While maybe being a problem for fuzzing, this also suggests that the
fields were maybe not totally useless: they serve as poor man's
checksums, even if only for metadata.  For very long encoded strings,
this makes some sense to me.

> I propose the following plan:
> 1) gradually rewrite valid()s and get_salt()s to ignore lengths recorded 
> in hashes;

No, valid() must continue to check whatever practical.

I am OK with rewriting get_salt().

BTW, officially - such as in formats.h - this function is called
salt().  And ditto for binary().  The get_ prefix, as used by many
formats, isn't exactly right: these function aren't "getters" (from the
format's state), they are "extractors" (from the function argument).
Maybe we should rename them dropping the get_ prefix, or changing it to
extract_ (but that's longer, and ext_ would conflict with the naming
we're already using for functions implementing external mode support).
For now, let's not bother - not the worst of our worries, by far.

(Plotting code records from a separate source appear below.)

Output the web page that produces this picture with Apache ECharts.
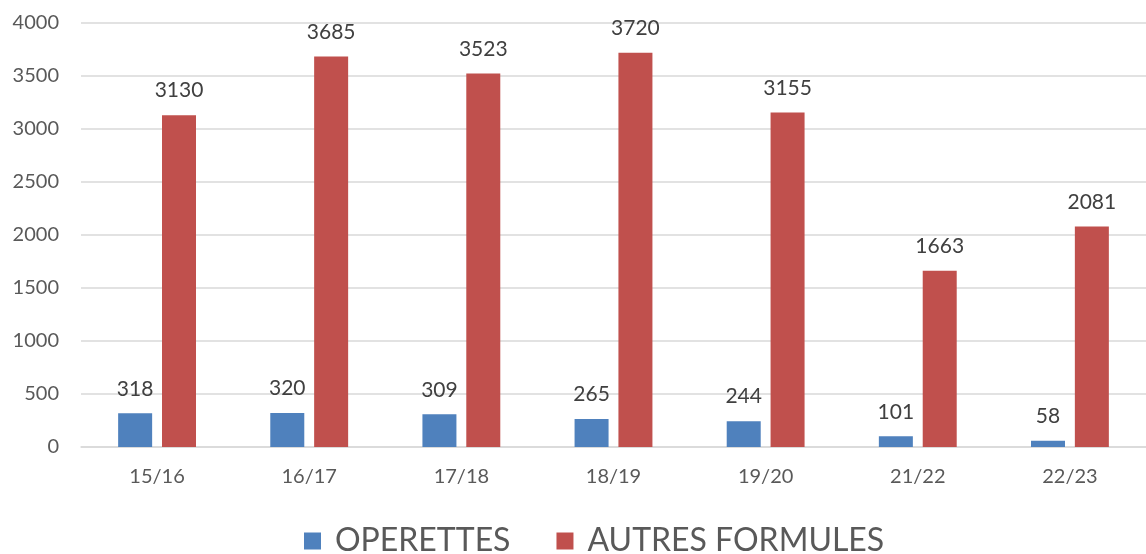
<!DOCTYPE html>
<html>
<head>
<meta charset="utf-8">
<script src="https://cdn.jsdelivr.net/npm/echarts@6/dist/echarts.min.js"></script>
<style>
  html, body { margin: 0; padding: 0; background: #fff; }
  #container { width: 1146px; height: 554px; }
</style>
</head>
<body>
<div id="container"></div>
<script>
const seasons = ['15/16', '16/17', '17/18', '18/19', '19/20', '21/22', '22/23'];
const operettes = [318, 320, 309, 265, 244, 101, 58];
const autresFormules = [3130, 3685, 3523, 3720, 3155, 1663, 2081];

const dom = document.getElementById('container');
const myChart = echarts.init(dom);
const font = 'Lato, "Open Sans", sans-serif';

const labelStyle = {
  show: true,
  position: 'top',
  distance: 14,
  color: '#404040',
  fontSize: 21,
  fontFamily: font,
};

const option = {
  animation: false,
  textStyle: { fontFamily: font },
  legend: {
    bottom: -8,
    left: 299,
    itemWidth: 17,
    itemHeight: 17,
    itemGap: 46,
    icon: 'rect',
    textStyle: {
      fontSize: 32,
      color: '#595959',
      fontFamily: font,
      padding: [0, 0, 0, 9],
    },
    data: ['OPERETTES', 'AUTRES FORMULES'],
  },
  grid: {
    left: 81,
    right: 0,
    top: 23,
    bottom: 107,
  },
  xAxis: {
    type: 'category',
    data: seasons,
    axisLine: { lineStyle: { color: '#d9d9d9', width: 1.5 } },
    axisTick: { show: false },
    axisLabel: { color: '#595959', fontSize: 20, margin: 20, fontFamily: font },
  },
  yAxis: {
    type: 'value',
    min: 0,
    max: 4000,
    interval: 500,
    axisLine: { show: false },
    axisTick: { show: false },
    axisLabel: {
      color: '#595959',
      fontSize: 20,
      margin: 22,
      fontFamily: font,
      formatter: (v) => String(v),
    },
    splitLine: { lineStyle: { color: '#d9d9d9', width: 1.5 } },
  },
  series: [
    {
      name: 'OPERETTES',
      type: 'bar',
      data: operettes,
      barWidth: 34,
      barGap: '29%',
      itemStyle: { color: '#4f81bd' },
      label: labelStyle,
    },
    {
      name: 'AUTRES FORMULES',
      type: 'bar',
      data: autresFormules,
      barWidth: 34,
      itemStyle: { color: '#c0504d' },
      label: labelStyle,
    },
  ],
};

myChart.setOption(option, true);
</script>
</body>
</html>
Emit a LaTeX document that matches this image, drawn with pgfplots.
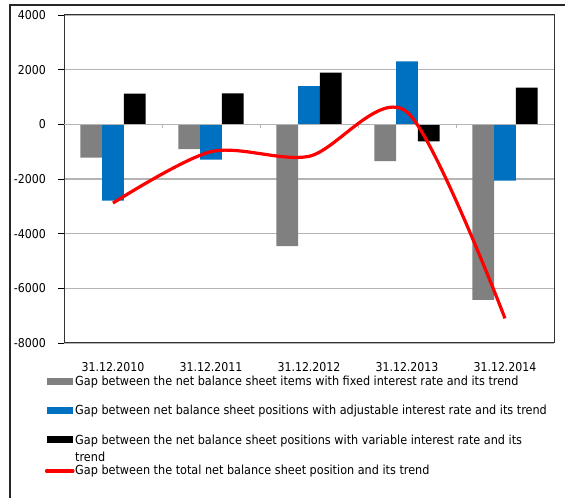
\documentclass[border=0pt]{standalone}
\usepackage{fontspec}
\setmainfont{DejaVu Sans Condensed}
\usepackage{pgfplots}
\pgfplotsset{compat=1.18}

\definecolor{fixgray}{HTML}{808080}
\definecolor{adjblue}{HTML}{0070C0}
\definecolor{gridgray}{HTML}{B4B4B4}

\begin{document}
\begin{tikzpicture}[font=\fontsize{12.2}{14}\selectfont]
\useasboundingbox (0,0) rectangle (565pt,498pt);
\draw[line width=1.2pt, black!85] (10pt,-5pt) -- (10pt,493pt) -- (570pt,493pt);
\begin{axis}[
    at={(64pt,155pt)}, anchor=south west,
    width=490pt, height=328pt, scale only axis,
    ybar=0pt, bar width=21.7pt,
    xmin=-0.5, xmax=4.5, ymin=-8000, ymax=4000,
    enlargelimits=false,
    xtick={0,...,4},
    xticklabels={31.12.2010,31.12.2011,31.12.2012,31.12.2013,31.12.2014},
    ytick={-8000,-6000,...,4000},
    xtick pos=bottom, ytick pos=left,
    major x tick style={draw=none},
    y tick style={black, line width=0.8pt},
    tick align=outside, major tick length=6pt,
    ymajorgrids, grid style={gridgray, line width=1.2pt},
    axis line style={black!80, line width=1pt},
    xticklabel style={anchor=base, yshift=-23pt},
    yticklabel style={anchor=east, inner sep=0pt, xshift=-12pt},
    /pgf/number format/assume math mode=true,
    /pgf/number format/1000 sep={},
    scaled y ticks=false,
]
\addplot[fill=fixgray, draw=none]
    coordinates {(0,-1220) (1,-910) (2,-4460) (3,-1350) (4,-6420)};
\addplot[fill=adjblue, draw=none]
    coordinates {(0,-2790) (1,-1290) (2,1400) (3,2300) (4,-2060)};
\addplot[fill=black, draw=none]
    coordinates {(0,1120) (1,1130) (2,1890) (3,-620) (4,1340)};
\draw[gridgray, line width=1.2pt] (axis cs:-0.5,0) -- (axis cs:4.5,0);
\pgfplotsinvokeforeach{0.5,1.5,2.5,3.5}{
    \draw[gridgray, line width=1pt] (axis cs:#1,0) -- ([yshift=-4pt]axis cs:#1,0);
}
\addplot[sharp plot, smooth, red, line width=3.2pt, mark=none]
    coordinates {(0,-2880) (1,-1000) (2,-1170) (3,450) (4,-7100)};
\end{axis}

% legend
\begin{scope}[every node/.style={anchor=base west, inner sep=0pt,
    font=\fontsize{12.5}{14}\selectfont}]
\fill[fixgray] (47pt,112.8pt) rectangle (73pt,119.8pt);
\node at (75pt,112pt) {Gap between the net balance sheet items with fixed interest rate and its trend};
\fill[adjblue] (47pt,83.8pt) rectangle (73pt,90.8pt);
\node at (75pt,83pt) {Gap between net balance sheet positions with adjustable interest rate and its trend};
\fill[black] (47pt,54.5pt) rectangle (73pt,61.5pt);
\node at (75pt,53.7pt) {Gap between the net balance sheet positions with variable interest rate and its};
\node at (75pt,36.3pt) {trend};
\draw[red, line width=3.2pt, line cap=round] (46.5pt,27pt) -- (73pt,27pt);
\node at (75pt,23pt) {Gap between the total net balance sheet position and its trend};
\end{scope}
\end{tikzpicture}
\end{document}
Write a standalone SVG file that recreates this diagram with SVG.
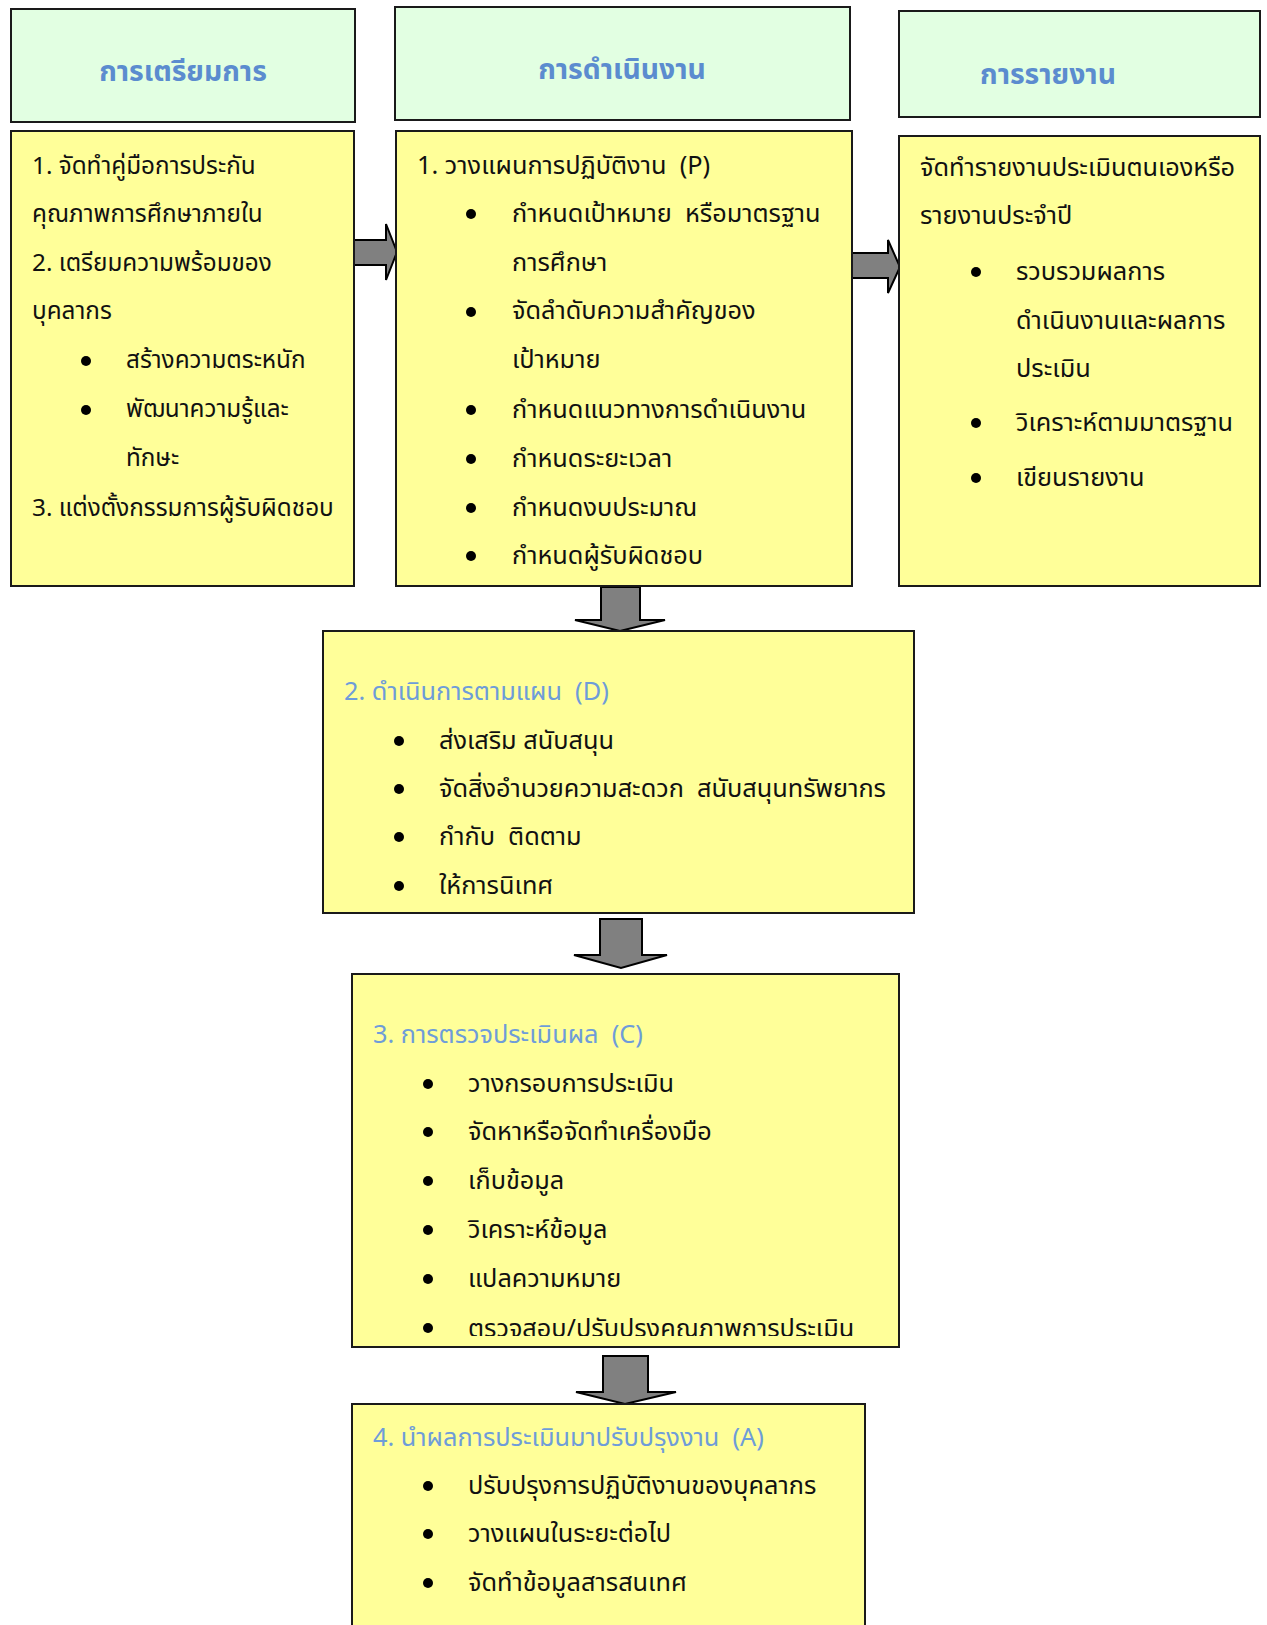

> 2) change the format of hashes in john and in 2john tools at some later 
> point.

Hmm, to be compatible with your changes proposed as step 1 above, would
the versions of *2john tools from step 2 produce empty fields in place
of the lengths?  That is, two field separators in a row?  That's still
not pretty.

Anyway, we probably should do this, for the reasons magnum explained.

> Can we change format of such hashes at will (by requiring to always use 
> john and 2john tools of matching versions)?

Not necessarily.  We could if we really needed to, though.

> Attached is a patch to 7z format which implements the first part of the 
> plan as an illustration of the approach. (It also fixes a potential 
> overflow in data field and removes strange dealing with zeroes in iv.)

I didn't review it closely, but in general I think that your changes to
get_salt() are acceptable since get_salt() can assume(*) that its input
is valid, but your removal of checks from valid() is not acceptable.

(*) We should discuss this separately.  In fact, I recall this was
already brought up in another thread.  I think it's another task for
"robustness officer" to review loader.c very carefully, and to fuzz an
instrumented version of JtR with assertions added, and make sure that
only output from valid(), possibly passing through split(), can pass
into salt() and binary().  If this is not currently the case, then
whatever exceptions to this might exist should be patched in loader.c.

Please write down the tasks I am mentioning here into some sort of to-do
list, such as a page you'd create on our wiki for the robustness project.